Easing Greeks' Debt, One Yacht at a Time
October 28th, 2011
October 28th, 2011
Although most people don’t know this, the tailspin that Greece’s economy is in now did not begin in 2008, but rather in 2001, when it joined the euro. Although that statement doesn’t necessarily imply causality. The problem was there, but festering. When the financial crisis did get going, it didn’t so much create Greece’s problems, as it revealed them. At the beginning of 2010,Greece found itself on a precipice of financial ruin, driven by years of excess spending and borrowing and insufficient revenue.
To prevent the country from defaulting on its debt, in May of 2010 the International Monetary Fund and the European Union promised to provide Greece with a €110 billion rescue package. But in the terms of this agreement, Greece was to meet certain deficit goals: including reducing the budget deficit to 7.6% of GDP.

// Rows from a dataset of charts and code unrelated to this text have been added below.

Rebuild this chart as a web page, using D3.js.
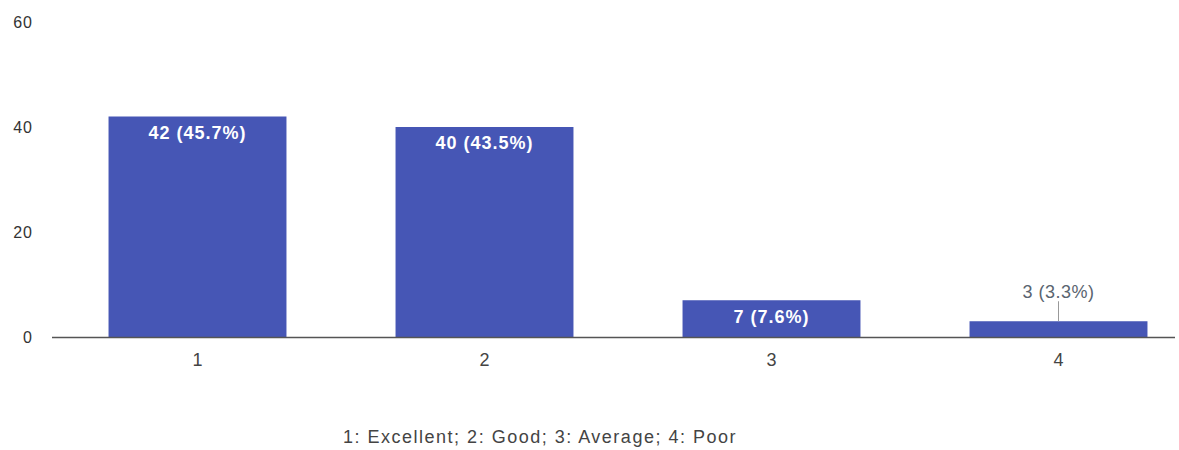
<!DOCTYPE html>
<html>
<head>
<meta charset="utf-8">
<script src="https://cdn.jsdelivr.net/npm/d3@7"></script>
<style>
  body { margin: 0; background: #fff; }
</style>
</head>
<body>
<svg id="chart"></svg>
<script>
var categories = ["1", "2", "3", "4"]
var counts = [42, 40, 7, 3]
var percents = ["45.7%", "43.5%", "7.6%", "3.3%"]
var yTicks = [0, 20, 40, 60]
var legendText = "1: Excellent; 2: Good; 3: Average; 4: Poor"

var dimensions = {
    width: 1179,
    height: 450,
    margin: { top: 22, bottom: 113, left: 54, right: 0 }
}

var font = "Liberation Sans, Arial, sans-serif"

var svg = d3.select("#chart")
            .attr("width", dimensions.width)
            .attr("height", dimensions.height)

var yScale = d3.scaleLinear()
               .domain([0, 60])
               .range([dimensions.height - dimensions.margin.bottom, dimensions.margin.top])

var xScale = d3.scaleBand()
               .domain(categories)
               .range([54, 1202])
               .paddingInner(0.38)
               .paddingOuter(0.19)

var data = categories.map((c, i) => ({cat: c, count: counts[i], pct: percents[i]}))

// y tick labels
svg.append("g")
   .selectAll("text")
   .data(yTicks)
   .enter()
   .append("text")
   .attr("x", 33)
   .attr("y", d => yScale(d))
   .attr("dy", "0.35em")
   .attr("text-anchor", "end")
   .attr("font-family", font)
   .attr("font-size", 16)
   .attr("letter-spacing", 1)
   .attr("fill", "#333")
   .text(d => d)

// bars
svg.append("g")
   .selectAll("rect")
   .data(data)
   .enter()
   .append("rect")
   .attr("x", d => xScale(d.cat))
   .attr("y", d => yScale(d.count))
   .attr("width", xScale.bandwidth())
   .attr("height", d => yScale(0) - yScale(d.count))
   .attr("fill", "#4656b5")

// baseline
svg.append("line")
   .attr("x1", 52)
   .attr("x2", 1175)
   .attr("y1", yScale(0) + 0.5)
   .attr("y2", yScale(0) + 0.5)
   .attr("stroke", "#555")
   .attr("stroke-width", 1.5)

// value labels
var inside = data.filter(d => d.count >= 5)
var outside = data.filter(d => d.count < 5)

svg.append("g")
   .selectAll("text")
   .data(inside)
   .enter()
   .append("text")
   .attr("x", d => xScale(d.cat) + xScale.bandwidth() / 2)
   .attr("y", d => yScale(d.count) + 16)
   .attr("dy", "0.35em")
   .attr("text-anchor", "middle")
   .attr("font-family", font)
   .attr("font-size", 18)
   .attr("letter-spacing", 1)
   .attr("font-weight", "bold")
   .attr("fill", "#fff")
   .text(d => `${d.count} (${d.pct})`)

var outG = svg.append("g")
outG.selectAll("line")
    .data(outside)
    .enter()
    .append("line")
    .attr("x1", d => xScale(d.cat) + xScale.bandwidth() / 2)
    .attr("x2", d => xScale(d.cat) + xScale.bandwidth() / 2)
    .attr("y1", d => yScale(d.count) - 20)
    .attr("y2", d => yScale(d.count))
    .attr("stroke", "#999")
    .attr("stroke-width", 1)

outG.selectAll("text")
    .data(outside)
    .enter()
    .append("text")
    .attr("x", d => xScale(d.cat) + xScale.bandwidth() / 2)
    .attr("y", d => yScale(d.count) - 30)
    .attr("dy", "0.35em")
    .attr("text-anchor", "middle")
    .attr("font-family", font)
    .attr("font-size", 18)
    .attr("letter-spacing", 0.5)
    .attr("fill", "#5a6470")
    .text(d => `${d.count} (${d.pct})`)

// category labels
svg.append("g")
   .selectAll("text")
   .data(categories)
   .enter()
   .append("text")
   .attr("x", d => xScale(d) + xScale.bandwidth() / 2)
   .attr("y", 360)
   .attr("dy", "0.35em")
   .attr("text-anchor", "middle")
   .attr("font-family", font)
   .attr("font-size", 18)
   .attr("fill", "#444")
   .text(d => d)

// legend text
svg.append("text")
   .attr("x", 540)
   .attr("y", 437)
   .attr("dy", "0.35em")
   .attr("text-anchor", "middle")
   .attr("font-family", font)
   .attr("font-size", 18)
   .attr("letter-spacing", 1.5)
   .attr("fill", "#444")
   .text(legendText)
</script>
</body>
</html>
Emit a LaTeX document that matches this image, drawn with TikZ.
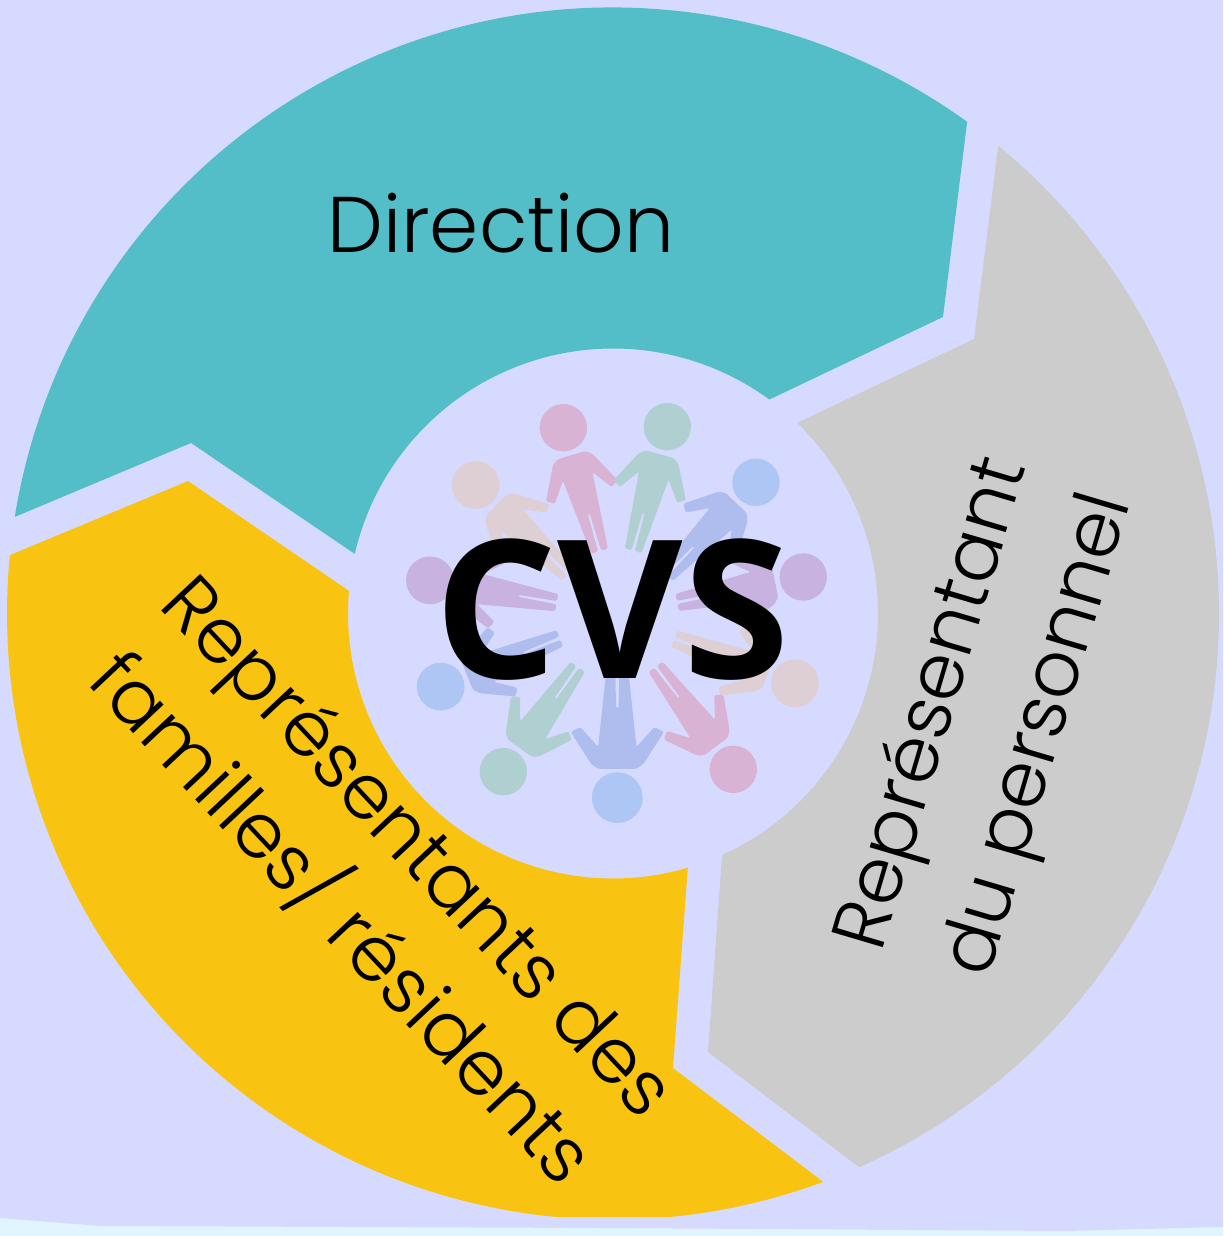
\documentclass[tikz,border=0pt]{standalone}
\usepackage{fontspec}
\newfontfamily\labelfont{Poppins}[UprightFont=* Light]
\newfontfamily\titlefont{Open Sans}[UprightFont=* Bold]
\definecolor{bgblue}{HTML}{D7DAFF}
\definecolor{stripblue}{HTML}{E0F5FF}
\definecolor{tealseg}{HTML}{54BEC8}
\definecolor{grayseg}{HTML}{CCCCCC}
\definecolor{yellowseg}{HTML}{F9C312}
\definecolor{ppink}{HTML}{D8B3D3}
\definecolor{pgreen}{HTML}{B0CFD0}
\definecolor{pblue}{HTML}{AEC6F4}
\definecolor{pbluebody}{HTML}{AEBDEE}
\definecolor{ppurple}{HTML}{C8B2E0}
\definecolor{ppeach}{HTML}{DECFD5}
\tikzset{
  seglabel/.style={font=\labelfont\fontsize{76.5}{105}\selectfont, align=center, text=black, inner sep=0pt},
  titlelabel/.style={font=\titlefont\fontsize{193}{193}\selectfont, text=black, inner sep=0pt, anchor=base},
}
% x, y of the head (in zoomed units), rotation, head colour, body colour, body widening, head radius
\newcommand{\personfig}[7]{%
  \begin{scope}[shift={(#1,#2)}, rotate=#3, y=.3333pt]
    \fill[#4] (0,0) circle[radius=#7pt];
    \begin{scope}[xscale=#6]
    \fill[#5, rounded corners=1.6pt]
      (-3,268) -- (-5,386) -- (-26,386) -- (-46,152) -- (-89,212) -- (-112,197)
      -- (-62,100) -- (-44,86) -- (44,86) -- (62,100) -- (112,197) -- (89,212) -- (46,152)
      -- (26,386) -- (5,386) -- (3,268) -- cycle;
    \end{scope}
  \end{scope}}
\begin{document}
\begin{tikzpicture}[x=1pt,y=-1pt]
  \useasboundingbox (0,0) rectangle (1223,1236);
  \fill[stripblue] (0,0) rectangle (1223,1236);
  \fill[bgblue] (0,0) -- (1223,0) -- (1223,1227) -- (1065,1231) -- (600,1228)
     -- (100,1226) -- (0,1218) -- cycle;
  \coordinate (c) at (613,613.5);
  % teal
  \fill[tealseg] ([shift={(170.83:606pt)}]c) arc[start angle=170.83,end angle=54.24,radius=606pt]
     -- (943,317) -- ([shift={(53.85:265pt)}]c) arc[start angle=53.85,end angle=167,radius=265pt]
     -- (191,443) -- cycle;
  % gray
  \fill[grayseg] ([shift={(50.53:606pt)}]c) arc[start angle=50.53,end angle=-66.04,radius=606pt]
     -- (708,1052) -- ([shift={(-65.7:265pt)}]c) arc[start angle=-65.7,end angle=46,radius=265pt]
     -- (974,339) -- cycle;
  % yellow
  \begin{scope}
    \clip (0,0) rectangle (1223,1216);
    \fill[yellowseg] ([shift={(-69.7:606pt)}]c) arc[start angle=-69.7,end angle=-185.53,radius=606pt]
       -- (188,481) -- ([shift={(175.1:265pt)}]c) arc[start angle=175.1,end angle=286.4,radius=265pt]
       -- (673,1068) -- cycle;
  \end{scope}
  % people
  \begin{scope}[shift={(390,390)}, x=.3333pt, y=-.3333pt]
    \personfig{520}{113}{-163.6}{ppink}{ppink}{1}{23.7}
    \personfig{832}{110}{164.6}{pgreen}{pgreen}{1}{23.7}
    \personfig{1098}{277}{136}{pblue}{pbluebody}{1}{23.7}
    \personfig{1240}{561}{101.4}{ppurple}{ppurple}{1}{23.7}
    \personfig{1215}{880}{69.7}{ppeach}{ppeach}{1}{23.9}
    \personfig{1030}{1138}{37.2}{ppink}{ppink}{1}{23.7}
    \personfig{682}{1223}{0}{pblue}{pbluebody}{1.25}{25.4}
    \personfig{340}{1145}{-35.4}{pgreen}{pgreen}{1}{23.7}
    \personfig{152}{890}{-67.9}{pblue}{pbluebody}{1}{23.9}
    \personfig{120}{571}{-100}{ppurple}{ppurple}{1}{23.9}
    \personfig{257}{285}{-134}{ppeach}{ppeach}{1}{23.9}
  \end{scope}
  % labels
  \node[titlelabel] (cvs) at (612,678) {CVS};
  \node[seglabel, font=\labelfont\fontsize{79}{105}\selectfont, anchor=base] (direction) at (501,252) {Direction};
  \node[seglabel, font=\labelfont\fontsize{76.5}{110}\selectfont, rotate=73.5] (personnel) at (988,720) {Représentant\\du personnel};
  \node[seglabel, rotate=-46.8] (familles) at (378,884) {Représentants des\\familles/ résidents};
\end{tikzpicture}
\end{document}
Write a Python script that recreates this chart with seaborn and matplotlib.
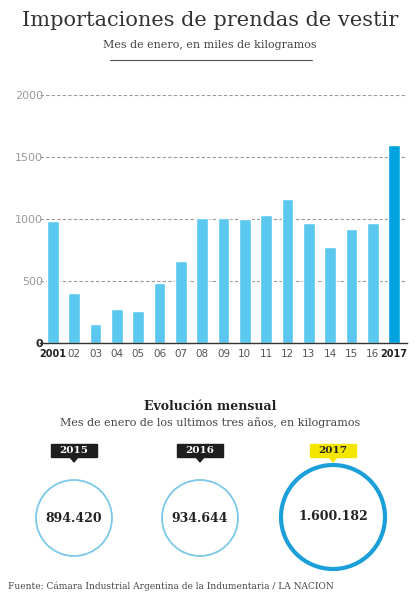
import matplotlib
matplotlib.use("Agg")
import matplotlib.pyplot as plt
import seaborn as sns
import pandas as pd
from matplotlib.patches import Circle, Rectangle, Polygon

years = ["2001","02","03","04","05","06","07","08","09","10","11","12","13","14","15","16","2017"]
values = [980,405,150,275,255,485,660,1005,1005,1000,1030,1165,970,775,920,970,1600]
yticks = [0,500,1000,1500,2000]
circle_years = ["2015","2016","2017"]
circle_values = ["894.420","934.644","1.600.182"]

sns.set_theme(style="white")
plt.rcParams['font.family'] = ['DejaVu Sans']
W, H = 420, 597
fig = plt.figure(figsize=(4.2, 5.97), dpi=100)

def fx(x): return x / W
def fy(y): return 1 - y / H

fig.text(fx(210), fy(20), "Importaciones de prendas de vestir", ha="center", va="center",
         fontsize=15, family="DejaVu Serif", color="#333333")
fig.text(fx(210), fy(45), "Mes de enero, en miles de kilogramos", ha="center", va="center",
         fontsize=8, family="DejaVu Serif", color="#444444")
fig.add_artist(plt.Line2D([fx(110), fx(312)], [fy(60), fy(60)], color="#555555", lw=0.8))

ax = fig.add_axes([fx(40), fy(343), fx(407) - fx(40), fy(95) - fy(343)])
df = pd.DataFrame({"year": years, "value": values})
colors = ["#5bc8f0"] * (len(years) - 1) + ["#00a3e0"]
sns.barplot(data=df, x="year", y="value", hue="year", palette=colors, legend=False,
            width=0.55, ax=ax, saturation=1)
ax.set_ylim(0, 2000)
ax.set_xlim(-0.6, len(years) - 0.4)
ax.set_yticks(yticks)
ax.set_yticklabels([str(t) for t in yticks], fontsize=8, color="#999999")
ax.tick_params(axis="y", pad=-2, length=0)
for t in yticks[1:]:
    ax.axhline(t, color="#999999", lw=0.8, ls=(0, (3, 2)), zorder=0)
ax.get_yticklabels()[0].set_color("#222222")
ax.get_yticklabels()[0].set_fontweight("bold")
ax.set_xlabel(""); ax.set_ylabel("")
ax.tick_params(axis="x", length=0, pad=4)
for i, lab in enumerate(ax.get_xticklabels()):
    if i in (0, len(years) - 1):
        lab.set_fontsize(7)
        lab.set_fontweight("bold"); lab.set_color("#222222")
    else:
        lab.set_fontsize(7.5)
        lab.set_color("#555555")
for s in ["top", "right", "left"]:
    ax.spines[s].set_visible(False)
ax.spines["bottom"].set_color("#333333")
ax.spines["bottom"].set_linewidth(1)

fig.text(fx(210), fy(406), "Evolución mensual", ha="center", va="center", fontsize=9,
         fontweight="bold", family="DejaVu Serif", color="#222222")
fig.text(fx(210), fy(423), "Mes de enero de los ultimos tres años, en kilogramos", ha="center",
         va="center", fontsize=8, family="DejaVu Serif", color="#444444")

ov = fig.add_axes([0, 0, 1, 1]); ov.set_xlim(0, W); ov.set_ylim(H, 0); ov.axis("off")
cx = [74, 200, 333]
rad = [38, 38, 52]
for i in range(3):
    last = i == 2
    cy = 518 if not last else 517
    ov.add_patch(Circle((cx[i], cy), rad[i], fill=False, ec="#1a9fd8" if last else "#7cc8e6",
                        lw=3 if last else 1.3))
    ov.text(cx[i], cy, circle_values[i], ha="center", va="center", fontsize=9, fontweight="bold",
            family="DejaVu Serif", color="#222222")
    bc = "#f5e600" if last else "#1e1e1e"
    ov.add_patch(Rectangle((cx[i] - 23, 444), 46, 13, color=bc))
    ov.add_patch(Polygon([[cx[i] - 4, 457], [cx[i] + 4, 457], [cx[i], 462]], color=bc))
    ov.text(cx[i], 450.5, circle_years[i], ha="center", va="center", fontsize=7.5, fontweight="bold",
            family="DejaVu Serif", color="#222222" if last else "white")

fig.text(fx(8), fy(586), "Fuente: Cámara Industrial Argentina de la Indumentaria / LA NACION",
         ha="left", va="center", fontsize=6.5, family="DejaVu Serif", color="#444444")

fig.savefig("out.png", dpi=100, facecolor="white")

To meet this challenging goal, Greece has implemented a series of austerity measures, including spending cuts in the public sector, mainly in the form of pay cuts, pension cuts, and privatization, and also increases in taxes, whether they are indirect, like those levied on alcohol and tobacco, or the VAT. Every step of the way, Greek citizens have greeted these prospects with protests, which have sometimes turned violent. And despite the government’s efforts, the response from the international community has largely been “not enough.” In January, Moody’s and Standard’s and Poor downgraded Greece’s debt to junk status.
Though there are several key variables which play into this shortfall, one major component is Greece’s rampant tax evasion. According to Athens-based EFT Eurobank, Greece has one of the poorest rates of tax collection in Europe; more than 33 percent of workers list themselves “self-employed” and remit just 4 percent of revenue. There are anecdotes of Greeks paying “tips” to tax officials in exchange for a reduction in their owed taxes. And a recent estimate by Elena Panaritis, an economics expert for Prime Minister George Papandreou, shows that more than 30% of income taxes inGreece go uncollected. In fact,Greece’s revenue from taxes is 32.6 percent of GDP one of the lowest in the EU.
But Greece recognizes this problem, even at the upper levels of government. Finance Minister George Papaconstantinou has repeatedly asserted the Greek government plans to tackle tax evasion as part of its deficit reducing approach. As a part of this effort, the Greek government has seized 555 yachts and raised $4.7 billion in fines for tax evasion. This might seem like a big number, and to some extent it is, but it’s still just a fraction of the $56 billion Greece officials estimate are owed in uncollected taxes, going back decades.
Greece must continue on its current course to achieve stability. Let’s hope the government—and its taxpayers—are able to pull through.